I don`t want my children to see the Earth die,
Without fish swim and without birds fly,
With no air for breathing, no water to drink,
When global conditions will make the land sink.
I don`t want emissions to stay in the air,
To fill our lungs and to spread everywhere,
To cause global warming, submerging the land!
To stop all this mess we should lend our hand!
The nature is dying together with us,
We wouldn`t exist here but for the green grass…
We must prevent nature from saying «farewell»-
In case it is dying, we`re dying as well!
What could human beings` activities mean –
To make our planet one big rubbish bin?!
No matter that you may be only a teen –
It`s never too early or late to be green!

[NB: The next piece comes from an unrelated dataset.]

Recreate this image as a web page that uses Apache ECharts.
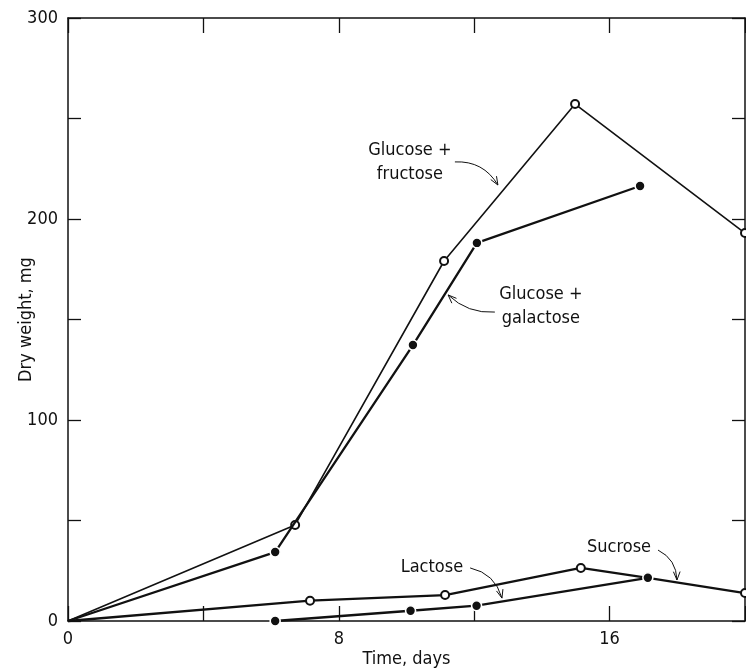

To show our children the beauty of life;
To help polar bears and pandas survive;
To claim to the world that this talk should gain weight
Let`s firstly take part in the global debate!
1 Answer | Add Yours
The word "imagery" has to do with the five senses of touch, taste, sight, sound and smell. The author of this poem uses all of these to help get his/her point across about all of us being more active in the debate about global warming and the effects of harsh chemicals in the atmosphere. Touch and Taste are represented in line 3 when the author brings to the reader's mind "With no air for breathing, no water to drink." Everyone knows what it feels like to need air to breathe and what water tastes like, so this is a good image to present one's position in the debate. When the speaker says "...will make the land sink" (4) and "submerging the land" (7), the images of sight and sound come into play as one might picture what happens during an earthquake. Finally, the image of smell might best be shown in the line that says, "To make our planet one big rubbish bin" (14). Another element of poetry that the author uses is hyperbole by presenting the extremes of possible effects of global warming.